Une «plateforme de bonnes pratiques»

A en croire plusieurs participants, la rencontre s'est «très bien passée». «Cela a surtout permis de mettre à plat l'existant», indique Carole Gay, responsable des affaires juridiques et réglementaires à l'AFA (qui regroupe notamment Orange, SFR, Bouygues Telecom, Google, Facebook et Microsoft). Un existant qui, dit-elle, fonctionne bien de son côté: «Point de contact», le dispositif de signalement de contenus illicites créé par l'AFA en 1998, «qualifie juridiquement les contenus signalés et, s'ils sont illégaux, les transmet à Pharos», la plateforme de signalement du ministère. Reste que pour la place Beauvau, la coopération de certains grands acteurs américains laisse encore à désirer.

La «plateforme de bonnes pratiques» adoptée lors de la rencontre prévoit donc «la création d'un label permettant le retrait plus rapide des contenus illicites» – autrement dit, un signalement d'urgence pour permettre un traitement accéléré, indique l'entourage du ministre. Jusqu'ici, les forces de l'ordre devaient parfois se débattre avec des procédures en anglais pour demander le retrait d'un contenu : des formulaires standardisés et préremplis seront désormais à leur disposition. Histoire d'y voir plus clair, de ne pas contacter la direction de la communication d'un réseau social pour savoir comment procéder… Et, côté fournisseurs de services, d'augmenter le taux de réponses aux demandes de suppression. Au deuxième semestre 2014, Twitter a accédé à 43 % des demandes de blocage émanant des autorités françaises. «C'est important que des aspects opérationnels soient abordés, après un temps de communication très fort», souligne un participant.

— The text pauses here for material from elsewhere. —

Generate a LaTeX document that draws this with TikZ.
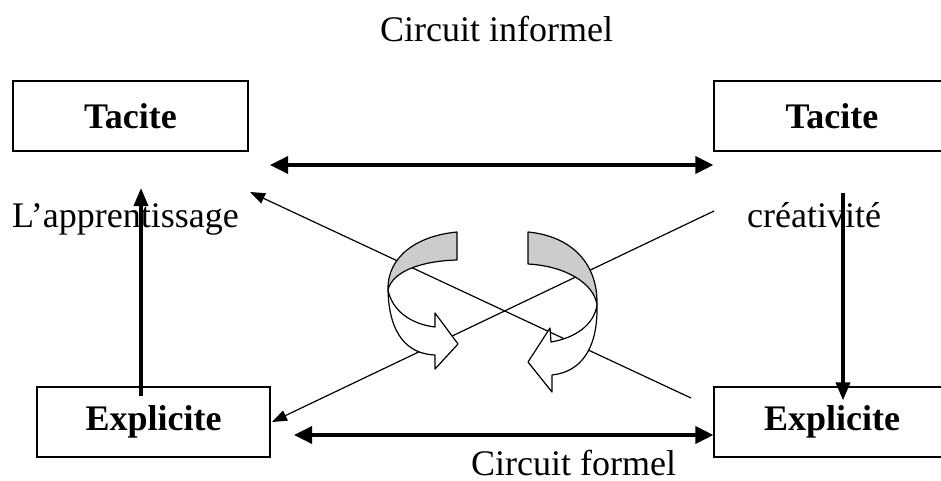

Promouvoir les «contre-discours»

Le «renforcement de la formation destinée aux policiers et gendarmes» et l'harmonisation des formulaires en matière de réquisitions judiciaires sont également au programme. Surtout, un «groupe de contact permanent» entre le ministère et les acteurs du Net – sous la houlette de Jean-Yves Latournerie, le préfet chargé de la lutte contre les cybermenaces, nommé en décembre dernier – va être mis en place. Il devrait se réunir à partir de début mai, au minimum une fois par mois, pour discuter en détail des modalités de coopération.

Au-delà de «nettoyer des contenus», la discussion a également porté sur la promotion de contre-discours, selon un représentant des acteurs consultés. «Le contre-discours est très efficace», assure Michelle Gilbert, chez Facebook, qui cite des partenariats antérieurs pour lutter contre le harcèlement visant les jeunes. C'est l'autre face de la pièce, plus flatteuse : les autorités et les acteurs de l'Internet ne se présentent pas seulement en censeurs, mais en relais de discours pronant la tolérance ou la déradicalisation.